今は重圧からも少し開放されて、何をやるべきなのか、それをやるには何をすればいいのか、やれない理由は何なのかと、みんなに問うようにシフトしています。やはり100年企業を目標にするのであれば、お客さんの満足度が高いレストランというだけではだめですね。お客さんの満足度も高めつつ、会社の利益を守りつつ、スタッフがこの会社に長くいたいと思える環境をどのように作っていく。いい状態でバトンを渡すためにも、今はこの3つを考えながら、仕事をしています。そうすることで、僕がああしろこうしろと言うのではなくて、みんなからの意見がもっと増えてくると嬉しいですね。
職人は、日本の文化を伝える大切なメッセンジャー
飲食店の世界は、人の出入りもよくありますが、きちんとした職人は日本の文化を伝える大切なメッセンジャーだと思っています。大変な思いをすることもありますが、喜びもダイレクトに伝わってくる仕事です。お客さんが「また来たよ」と来店してくださったら、「前回の我々の仕事を喜んで、また来てくださったんだ」と思えます。
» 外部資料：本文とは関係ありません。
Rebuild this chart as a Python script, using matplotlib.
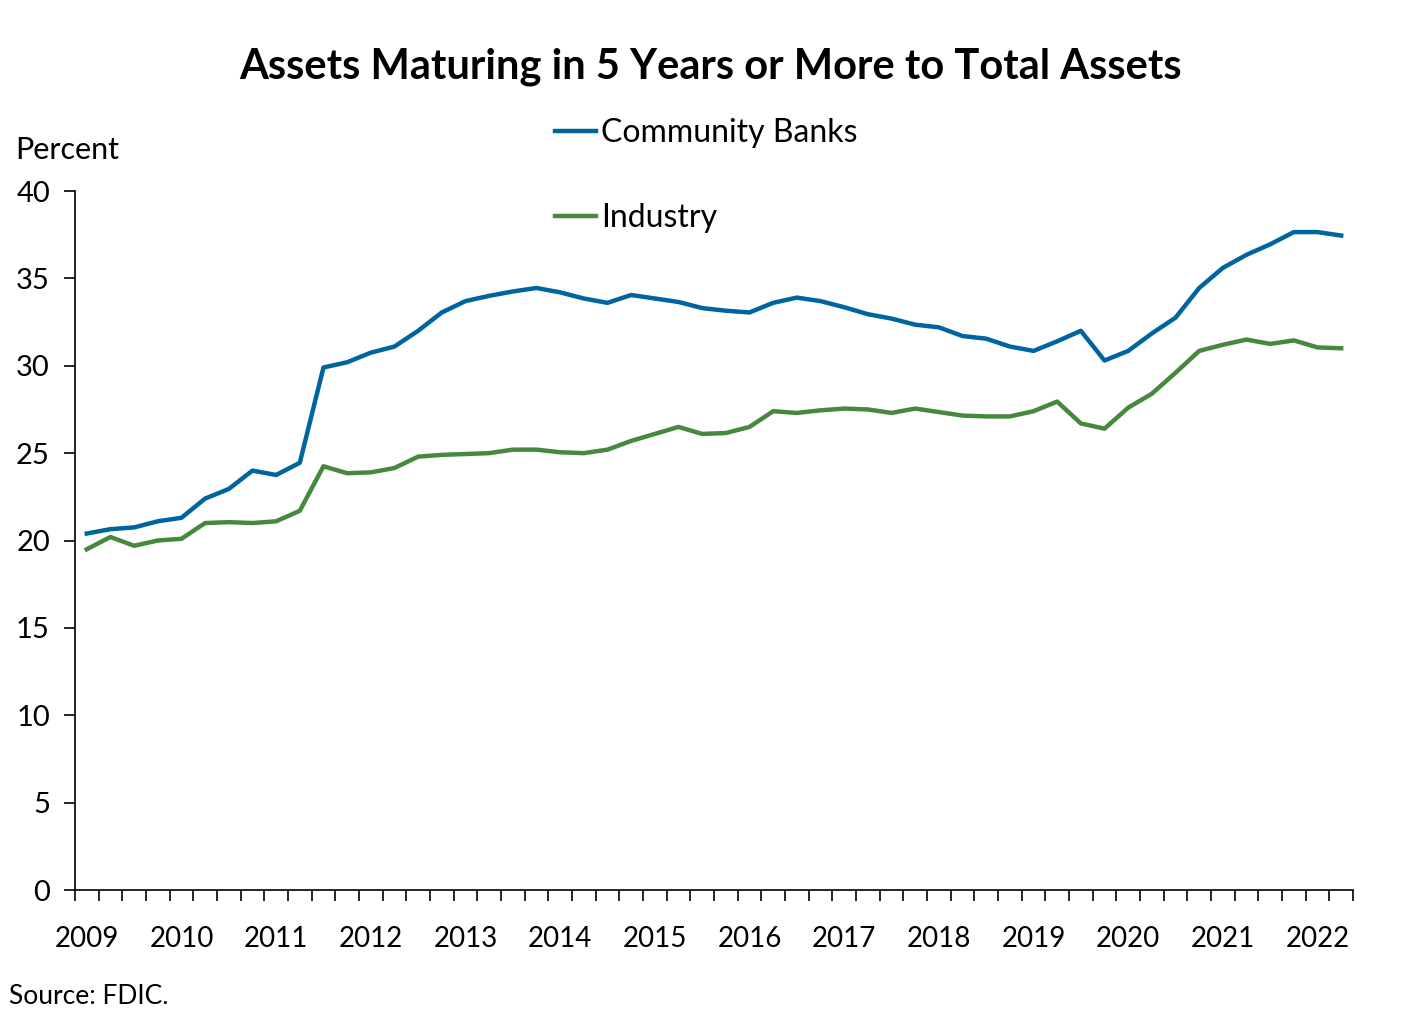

コンサートとかでもそうですが、どれだけお客さんにいい時間だったと思ってもらえるかです。おいしいもの、型にはまったサービスだけをしていればいいのではなく、あくまでもライブなのです。そのために何をするのか、何を尽くすべきなのか。察知する力も高めて、チームとして高みを目指していければと思っています。こうしたことを言葉だけで伝えるのはとても難しいので、経験のある仲間を増やしていきたい。今、弊社には、職人、サーバー、オフィスなどに10人以上の日本人スタッフがおりますが、それでも足りません。
私が職人として物事を吸収し続けることも大切ですが、後輩たちに伝えていかないといけない年齢になりました。俺が、俺がでは、もういけない。次の世代ができるように伝えていく。それが、私の今後の課題であり、こちらにいる意味と意義ではないかと思っています。